Write out the full listing exactly as given, minus the images.
──────── RAW DATA ────────
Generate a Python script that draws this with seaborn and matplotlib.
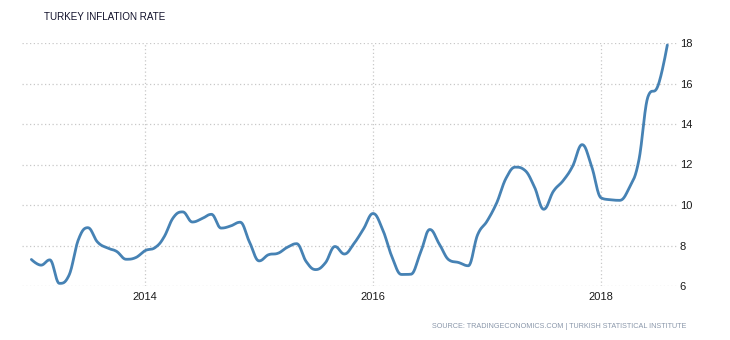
import numpy as np
import pandas as pd
import matplotlib
matplotlib.use("Agg")
import matplotlib.pyplot as plt
import matplotlib.dates as mdates
import seaborn as sns

# ---- data (monthly, Jan 2013 - Aug 2018) ----
start_month = "2013-01-01"
inflation = [
    7.31, 7.03, 7.29, 6.13, 6.51, 8.30, 8.88, 8.17, 7.88, 7.71, 7.32, 7.40,   # 2013
    7.75, 7.89, 8.39, 9.38, 9.66, 9.16, 9.32, 9.54, 8.86, 8.96, 9.15, 8.17,   # 2014
    7.24, 7.55, 7.61, 7.91, 8.09, 7.20, 6.81, 7.14, 7.95, 7.58, 8.10, 8.81,   # 2015
    9.58, 8.78, 7.46, 6.57, 6.58, 7.64, 8.79, 8.05, 7.28, 7.16, 7.00, 8.53,   # 2016
    9.22, 10.13, 11.29, 11.87, 11.72, 10.90, 9.79, 10.68, 11.20, 11.90, 12.98, 11.92,  # 2017
    10.35, 10.26, 10.23, 10.85, 12.15, 15.39, 15.85, 17.90,                   # 2018
]
y_ticks = [6, 8, 10, 12, 14, 16, 18]
x_tick_years = ["2014", "2016", "2018"]
title = "TURKEY INFLATION RATE"
source = "SOURCE: TRADINGECONOMICS.COM | TURKISH STATISTICAL INSTITUTE"

dates = pd.date_range(start_month, periods=len(inflation), freq="MS")
xnum = mdates.date2num(dates)
yv = np.array(inflation, dtype=float)


def spline_path(x, y, smoothing=1.5, n=24):
    """Highcharts-style bezier smoothing through the data points."""
    denom = smoothing + 1
    N = len(x)
    lc = [None] * N
    rc = [None] * N
    for i in range(1, N - 1):
        px, py = x[i], y[i]
        lx, ly = x[i - 1], y[i - 1]
        nx, ny = x[i + 1], y[i + 1]
        lcx = (smoothing * px + lx) / denom
        lcy = (smoothing * py + ly) / denom
        rcx = (smoothing * px + nx) / denom
        rcy = (smoothing * py + ny) / denom
        if rcx != lcx:
            corr = ((rcy - lcy) * (rcx - px)) / (rcx - lcx) + py - rcy
            lcy += corr
            rcy += corr
        if lcy > ly and lcy > py:
            lcy = max(ly, py)
            rcy = 2 * py - lcy
        elif lcy < ly and lcy < py:
            lcy = min(ly, py)
            rcy = 2 * py - lcy
        if rcy > ny and rcy > py:
            rcy = max(ny, py)
            lcy = 2 * py - rcy
        elif rcy < ny and rcy < py:
            rcy = min(ny, py)
            lcy = 2 * py - rcy
        lc[i] = (lcx, lcy)
        rc[i] = (rcx, rcy)
    xs, ys = [x[0]], [y[0]]
    t = np.linspace(0, 1, n + 1)[1:]
    for i in range(1, N):
        p0 = np.array([x[i - 1], y[i - 1]])
        p1 = np.array(rc[i - 1]) if rc[i - 1] is not None else p0
        p3 = np.array([x[i], y[i]])
        p2 = np.array(lc[i]) if lc[i] is not None else p3
        b = ((1 - t) ** 3)[:, None] * p0 + (3 * (1 - t) ** 2 * t)[:, None] * p1 \
            + (3 * (1 - t) * t ** 2)[:, None] * p2 + (t ** 3)[:, None] * p3
        xs.extend(b[:, 0])
        ys.extend(b[:, 1])
    return np.array(xs), np.array(ys)


# smooth in month-index space, then map to dates
midx = np.arange(len(yv), dtype=float)
sx, sy = spline_path(midx, yv)
sdates = mdates.num2date(np.interp(sx, midx, xnum))
smooth = pd.DataFrame({"date": pd.to_datetime([d.replace(tzinfo=None) for d in sdates]), "value": sy})

sns.set_theme(style="white")
plt.rcParams["font.family"] = ["Liberation Sans", "DejaVu Sans"]

fig = plt.figure(figsize=(7.3, 3.4), dpi=100)
ax = fig.add_axes([22 / 730, 1 - 286 / 340, (677 - 22) / 730, (286 - 43) / 340])

sns.lineplot(data=smooth, x="date", y="value", ax=ax, color="#4682b4",
             linewidth=2.0, sort=False, estimator=None)

ax.set_xlim(mdates.date2num(pd.Timestamp("2012-12-02")), mdates.date2num(pd.Timestamp("2018-09-01")))
ax.set_ylim(6, 18)
ax.set_yticks(y_ticks)
ax.set_yticklabels([str(v) for v in y_ticks])
ax.yaxis.tick_right()
ax.set_xticks([mdates.date2num(pd.Timestamp(f"{yr}-01-01")) for yr in x_tick_years])
ax.set_xticklabels(x_tick_years)
ax.tick_params(axis="both", length=0, labelsize=8, colors="#1a1a1a")
ax.tick_params(axis="y", pad=2)
ax.tick_params(axis="x", pad=4)
ax.set_xlabel("")
ax.set_ylabel("")
for s in ax.spines.values():
    s.set_visible(False)
ax.grid(True, axis="both", linestyle=(0, (1, 2)), color="#c8c8c8", linewidth=0.9)
ax.set_axisbelow(True)

fig.text(44 / 730, 1 - 17 / 340, title, fontsize=7.1, color="#10102a", va="center", ha="left")
fig.text(686 / 730, 1 - 326 / 340, source, fontsize=5.2, color="#8a97aa", va="center", ha="right")

fig.savefig("out.png", dpi=100)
────────
- **OUTPUT BELOW**:
Generate a Python script that draws this with seaborn and matplotlib.
import numpy as np
import pandas as pd
import matplotlib
matplotlib.use("Agg")
import matplotlib.pyplot as plt
import matplotlib.dates as mdates
import seaborn as sns

# ---- data (monthly, Jan 2013 - Aug 2018) ----
start_month = "2013-01-01"
inflation = [
    7.31, 7.03, 7.29, 6.13, 6.51, 8.30, 8.88, 8.17, 7.88, 7.71, 7.32, 7.40,   # 2013
    7.75, 7.89, 8.39, 9.38, 9.66, 9.16, 9.32, 9.54, 8.86, 8.96, 9.15, 8.17,   # 2014
    7.24, 7.55, 7.61, 7.91, 8.09, 7.20, 6.81, 7.14, 7.95, 7.58, 8.10, 8.81,   # 2015
    9.58, 8.78, 7.46, 6.57, 6.58, 7.64, 8.79, 8.05, 7.28, 7.16, 7.00, 8.53,   # 2016
    9.22, 10.13, 11.29, 11.87, 11.72, 10.90, 9.79, 10.68, 11.20, 11.90, 12.98, 11.92,  # 2017
    10.35, 10.26, 10.23, 10.85, 12.15, 15.39, 15.85, 17.90,                   # 2018
]
y_ticks = [6, 8, 10, 12, 14, 16, 18]
x_tick_years = ["2014", "2016", "2018"]
title = "TURKEY INFLATION RATE"
source = "SOURCE: TRADINGECONOMICS.COM | TURKISH STATISTICAL INSTITUTE"

dates = pd.date_range(start_month, periods=len(inflation), freq="MS")
xnum = mdates.date2num(dates)
yv = np.array(inflation, dtype=float)


def spline_path(x, y, smoothing=1.5, n=24):
    """Highcharts-style bezier smoothing through the data points."""
    denom = smoothing + 1
    N = len(x)
    lc = [None] * N
    rc = [None] * N
    for i in range(1, N - 1):
        px, py = x[i], y[i]
        lx, ly = x[i - 1], y[i - 1]
        nx, ny = x[i + 1], y[i + 1]
        lcx = (smoothing * px + lx) / denom
        lcy = (smoothing * py + ly) / denom
        rcx = (smoothing * px + nx) / denom
        rcy = (smoothing * py + ny) / denom
        if rcx != lcx:
            corr = ((rcy - lcy) * (rcx - px)) / (rcx - lcx) + py - rcy
            lcy += corr
            rcy += corr
        if lcy > ly and lcy > py:
            lcy = max(ly, py)
            rcy = 2 * py - lcy
        elif lcy < ly and lcy < py:
            lcy = min(ly, py)
            rcy = 2 * py - lcy
        if rcy > ny and rcy > py:
            rcy = max(ny, py)
            lcy = 2 * py - rcy
        elif rcy < ny and rcy < py:
            rcy = min(ny, py)
            lcy = 2 * py - rcy
        lc[i] = (lcx, lcy)
        rc[i] = (rcx, rcy)
    xs, ys = [x[0]], [y[0]]
    t = np.linspace(0, 1, n + 1)[1:]
    for i in range(1, N):
        p0 = np.array([x[i - 1], y[i - 1]])
        p1 = np.array(rc[i - 1]) if rc[i - 1] is not None else p0
        p3 = np.array([x[i], y[i]])
        p2 = np.array(lc[i]) if lc[i] is not None else p3
        b = ((1 - t) ** 3)[:, None] * p0 + (3 * (1 - t) ** 2 * t)[:, None] * p1 \
            + (3 * (1 - t) * t ** 2)[:, None] * p2 + (t ** 3)[:, None] * p3
        xs.extend(b[:, 0])
        ys.extend(b[:, 1])
    return np.array(xs), np.array(ys)


# smooth in month-index space, then map to dates
midx = np.arange(len(yv), dtype=float)
sx, sy = spline_path(midx, yv)
sdates = mdates.num2date(np.interp(sx, midx, xnum))
smooth = pd.DataFrame({"date": pd.to_datetime([d.replace(tzinfo=None) for d in sdates]), "value": sy})

sns.set_theme(style="white")
plt.rcParams["font.family"] = ["Liberation Sans", "DejaVu Sans"]

fig = plt.figure(figsize=(7.3, 3.4), dpi=100)
ax = fig.add_axes([22 / 730, 1 - 286 / 340, (677 - 22) / 730, (286 - 43) / 340])

sns.lineplot(data=smooth, x="date", y="value", ax=ax, color="#4682b4",
             linewidth=2.0, sort=False, estimator=None)

ax.set_xlim(mdates.date2num(pd.Timestamp("2012-12-02")), mdates.date2num(pd.Timestamp("2018-09-01")))
ax.set_ylim(6, 18)
ax.set_yticks(y_ticks)
ax.set_yticklabels([str(v) for v in y_ticks])
ax.yaxis.tick_right()
ax.set_xticks([mdates.date2num(pd.Timestamp(f"{yr}-01-01")) for yr in x_tick_years])
ax.set_xticklabels(x_tick_years)
ax.tick_params(axis="both", length=0, labelsize=8, colors="#1a1a1a")
ax.tick_params(axis="y", pad=2)
ax.tick_params(axis="x", pad=4)
ax.set_xlabel("")
ax.set_ylabel("")
for s in ax.spines.values():
    s.set_visible(False)
ax.grid(True, axis="both", linestyle=(0, (1, 2)), color="#c8c8c8", linewidth=0.9)
ax.set_axisbelow(True)

fig.text(44 / 730, 1 - 17 / 340, title, fontsize=7.1, color="#10102a", va="center", ha="left")
fig.text(686 / 730, 1 - 326 / 340, source, fontsize=5.2, color="#8a97aa", va="center", ha="right")

fig.savefig("out.png", dpi=100)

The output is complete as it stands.